Antitrust laws. These refer to laws that prevent monopolies from forming in the first place, or that allow the government to break up existing monopolies. The goal of these laws is to ensure that markets remain competitive by preventing a single supplier from dominating. The downside of antitrust regulation is that it can prevent efficiency-enhancing mergers. (Recall that in the case of economies of scale, the larger firm is actually more efficient and can produce at lower cost.)
Public ownership/control. This refers to a situation in which a monopoly is directly owned or controlled by a public entity. LADWP is one such example. Although it is a private entity, its board of directors is appointed by the Mayor, and thus the city exerts some direct control over it. The downside of public ownership/control is that there is no guarantee that a non-profit public entity would behave more efficiently than a for-profit private one.
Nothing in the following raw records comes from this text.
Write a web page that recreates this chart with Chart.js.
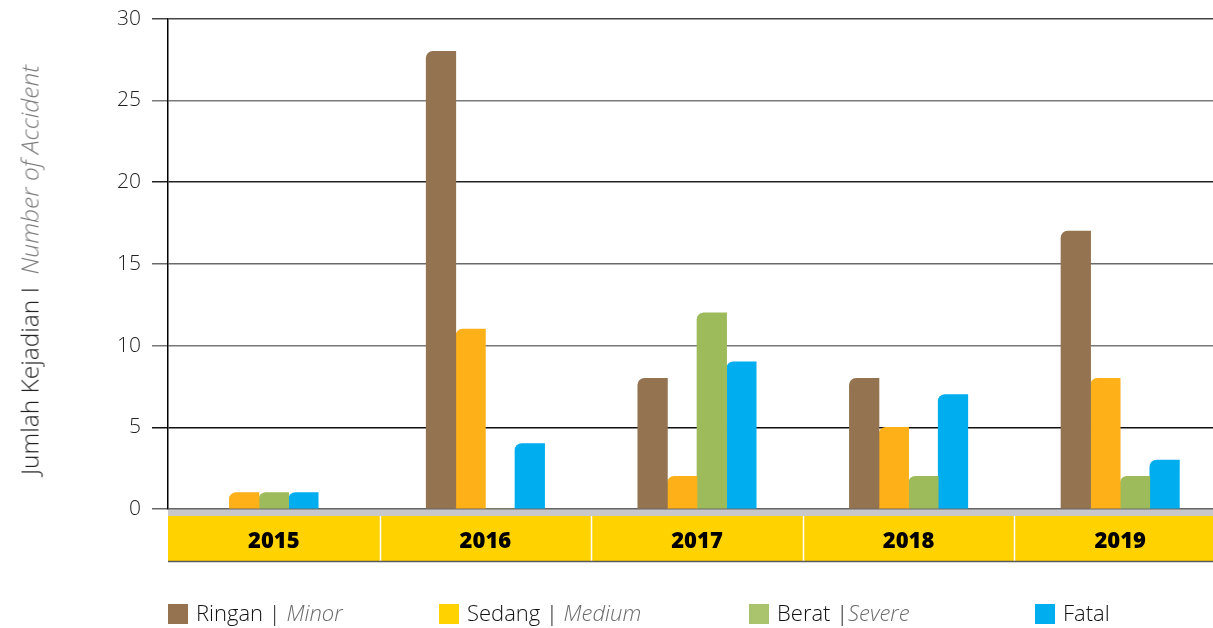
<!DOCTYPE html>
<html>
<head>
<meta charset="utf-8">
<script src="https://cdn.jsdelivr.net/npm/chart.js@4"></script>
<style>
    html, body { margin: 0; padding: 0; background: #fff; overflow: hidden; }
    #wrap { position: relative; width: 1213px; height: 628px; overflow: hidden; }
    #chartBox { position: absolute; left: 0; top: -5px; width: 1226px; height: 633px; }
    #yTitle {
        position: absolute; left: 29px; top: 270px;
        transform: translate(-50%, -50%) rotate(-90deg);
        white-space: nowrap; font-family: 'Open Sans', sans-serif; font-weight: 300;
        font-size: 24.5px; color: #222;
    }
    #yTitle i { color: #7a7a7a; }
    .leg { position: absolute; top: 599px; font-family: 'Open Sans', sans-serif; font-weight: 300;
        font-size: 22px; color: #111; white-space: nowrap; line-height: 26px; }
    .leg .sw { display: inline-block; width: 20px; height: 20px; vertical-align: -3px; margin-right: 8px; }
    .leg i { color: #6a6a6a; }
</style>
</head>
<body>
<div id="wrap">
    <div id="chartBox"><canvas id="accChart" width="1226" height="633"></canvas></div>
    <div id="yTitle">Jumlah Kejadian I&nbsp;&nbsp;<i>Number of Accident</i></div>
    <div id="legend"></div>
</div>
<script>
// Accident counts by severity, 2015-2019
const years = ['2015', '2016', '2017', '2018', '2019'];
const ringan = [null, 28, 8, 8, 17];   // no bar in 2015
const sedang = [1, 11, 2, 5, 8];
const berat = [1, 0, 12, 2, 2];
const fatal = [1, 4, 9, 7, 3];
const yTicks = [0, 5, 10, 15, 20, 25, 30];

const barColors = ['#937350', '#fdb018', '#9dbb5a', '#00aeef'];
const legendColors = ['#957350', '#ffd200', '#a9c46c', '#00aeef'];

// gridline shade per tick value (some lines are darker in the reference)
const gridShade = { 0: '#666', 5: '#111', 10: '#777', 15: '#6a6a6a', 20: '#222', 25: '#7a7a7a', 30: '#444' };

function barSet(label, data, color) {
    return {
        label: label,
        data: data,
        backgroundColor: color,
        borderWidth: 0,
        borderRadius: { topLeft: 7, topRight: 0, bottomLeft: 0, bottomRight: 0 },
        borderSkipped: false,
        barThickness: 29.6
    };
}

// yellow year band below the plot
const yearBand = {
    id: 'yearBand',
    beforeDraw(chart) {
        const ctx = chart.ctx;
        const area = chart.chartArea;
        const x = chart.scales.x;
        const b = area.bottom;
        ctx.save();
        ctx.fillStyle = '#c8c8ca';
        ctx.fillRect(area.left, b, area.right - area.left, 7);
        ctx.fillStyle = '#ffd200';
        ctx.fillRect(area.left, b + 7, area.right - area.left, 45);
        ctx.strokeStyle = '#ffffff';
        ctx.lineWidth = 1.5;
        for (let i = 0; i < years.length - 1; i++) {
            const px = Math.round((x.getPixelForValue(i) + x.getPixelForValue(i + 1)) / 2) + 0.5;
            ctx.beginPath();
            ctx.moveTo(px, b + 7);
            ctx.lineTo(px, b + 52);
            ctx.stroke();
        }
        ctx.strokeStyle = '#5a5a5a';
        ctx.lineWidth = 1.5;
        ctx.beginPath();
        ctx.moveTo(area.left, b + 52.5);
        ctx.lineTo(area.right, b + 52.5);
        ctx.stroke();
        ctx.restore();
    }
};

const ctx = document.getElementById('accChart').getContext('2d');
const accChart = new Chart(ctx, {
    type: 'bar',
    data: {
        labels: years,
        datasets: [
            barSet('Ringan | Minor', ringan, barColors[0]),
            barSet('Sedang | Medium', sedang, barColors[1]),
            barSet('Berat |Severe', berat, barColors[2]),
            barSet('Fatal', fatal, barColors[3])
        ]
    },
    options: {
        responsive: false,
        animation: false,
        skipNull: true,
        layout: { padding: { top: 13, right: 0, bottom: 66, left: 0 } },
        plugins: {
            legend: { display: false },
            tooltip: { enabled: false }
        },
        scales: {
            x: {
                grid: { display: false, drawTicks: false },
                border: { display: false },
                ticks: {
                    color: '#000',
                    padding: 20,
                    font: { family: 'Open Sans', size: 22, weight: '800' }
                },
                afterFit: function(scale) { scale.height = 53; }
            },
            y: {
                min: 0,
                max: 30,
                afterBuildTicks: function(scale) {
                    scale.ticks = yTicks.map(v => ({ value: v }));
                },
                grid: {
                    color: function(c) { return gridShade[c.tick.value] || '#666'; },
                    lineWidth: 1.5,
                    tickLength: 16
                },
                border: { display: true, color: '#000', width: 1.5 },
                ticks: {
                    color: '#222',
                    padding: 11,
                    font: { family: 'Open Sans', size: 21, weight: '300' }
                },
                afterFit: function(scale) { scale.width = 168; }
            }
        }
    },
    plugins: [yearBand]
});

// HTML legend (mixed upright / italic text)
const legendItems = [
    { left: 168, main: 'Ringan | ', alt: 'Minor' },
    { left: 439, main: 'Sedang | ', alt: 'Medium' },
    { left: 749, main: 'Berat |', alt: 'Severe' },
    { left: 1035, main: 'Fatal', alt: '' }
];
const legendBox = document.getElementById('legend');
legendItems.forEach((item, i) => {
    const el = document.createElement('div');
    el.className = 'leg';
    el.style.left = item.left + 'px';
    el.innerHTML = '<span class="sw" style="background:' + legendColors[i] + '"></span>' +
        item.main + (item.alt ? '<i>' + item.alt + '</i>' : '');
    legendBox.appendChild(el);
});
</script>
</body>
</html>
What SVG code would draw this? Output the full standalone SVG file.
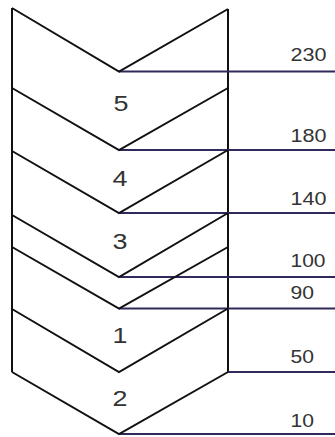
<svg xmlns="http://www.w3.org/2000/svg" width="335" height="437" viewBox="0 0 335 437">
<style>
.ch{fill:none;stroke:#111;stroke-width:2;stroke-linejoin:miter}
.lv{fill:none;stroke:#2e2a5c;stroke-width:2}
.num{font-family:"Liberation Sans",Arial,sans-serif;font-size:21.5px;fill:#333;text-anchor:middle}
.val{font-family:"Liberation Sans",Arial,sans-serif;font-size:18.5px;fill:#333}
</style>
<rect width="335" height="437" fill="#fff"/>
<g id="frame">
<line class="ch" x1="12" y1="8" x2="12" y2="372"/>
<line class="ch" x1="228" y1="9" x2="228" y2="372"/>
</g>
<g id="connectors">
<line class="lv" x1="119" y1="71.5" x2="335" y2="71.5"/>
<line class="lv" x1="119" y1="150" x2="335" y2="150"/>
<line class="lv" x1="119" y1="213" x2="335" y2="213"/>
<line class="lv" x1="119" y1="277" x2="335" y2="277"/>
<line class="lv" x1="119" y1="308.5" x2="335" y2="308.5"/>
<line class="lv" x1="228" y1="372" x2="335" y2="372"/>
<line class="lv" x1="119" y1="434" x2="335" y2="434"/>
</g>
<g id="chevron-top">
<polyline class="ch" points="12,8 119,71.5 228,9"/>
</g>
<g id="chevron-5">
<polyline class="ch" points="12,88 119,150 228,88"/>
<text class="num" x="121" y="111" textLength="15" lengthAdjust="spacingAndGlyphs">5</text>
</g>
<g id="chevron-4">
<polyline class="ch" points="12,151 119,213 228,150"/>
<text class="num" x="120" y="186" textLength="15" lengthAdjust="spacingAndGlyphs">4</text>
</g>
<g id="chevron-3">
<polyline class="ch" points="12,215 119,277 228,213"/>
<text class="num" x="120" y="248.5" textLength="15" lengthAdjust="spacingAndGlyphs">3</text>
</g>
<g id="chevron-x">
<polyline class="ch" points="12,247 119,308.5 228,247"/>
</g>
<g id="chevron-1">
<polyline class="ch" points="12,309 119,372 228,308.5"/>
<text class="num" x="120" y="342.5" textLength="15" lengthAdjust="spacingAndGlyphs">1</text>
</g>
<g id="chevron-2">
<polyline class="ch" points="12,372 119,434 228,372"/>
<text class="num" x="120" y="406" textLength="15" lengthAdjust="spacingAndGlyphs">2</text>
</g>
<g id="values">
<text class="val" x="290.5" y="61" textLength="36" lengthAdjust="spacingAndGlyphs">230</text>
<text class="val" x="290.5" y="141.5" textLength="36" lengthAdjust="spacingAndGlyphs">180</text>
<text class="val" x="290.5" y="205" textLength="36" lengthAdjust="spacingAndGlyphs">140</text>
<text class="val" x="290.5" y="267.3" textLength="35" lengthAdjust="spacingAndGlyphs">100</text>
<text class="val" x="290.5" y="299" textLength="23.5" lengthAdjust="spacingAndGlyphs">90</text>
<text class="val" x="290.5" y="363.3" textLength="23.5" lengthAdjust="spacingAndGlyphs">50</text>
<text class="val" x="290.5" y="426.7" textLength="23.5" lengthAdjust="spacingAndGlyphs">10</text>
</g>
</svg>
Sometimes, a monopoly may not need to be regulated. Before determining whether or not a monopoly should be regulated by force of law, one should consider whether the regulations themselves give rise to corruption or other incentive problems within the government. Moreover, one should understand that regulations can themselves be barriers to entry because they increase the fixed cost of compliance.

Finally, it should be noted that monopolies can sometimes behave like competitive firms simply due to the threat of competition. For example, even though Amazon enjoys a dominant market position in e-commerce, the threat of competition from other players like Walmart, Target, and Costco may keep its behavior in check.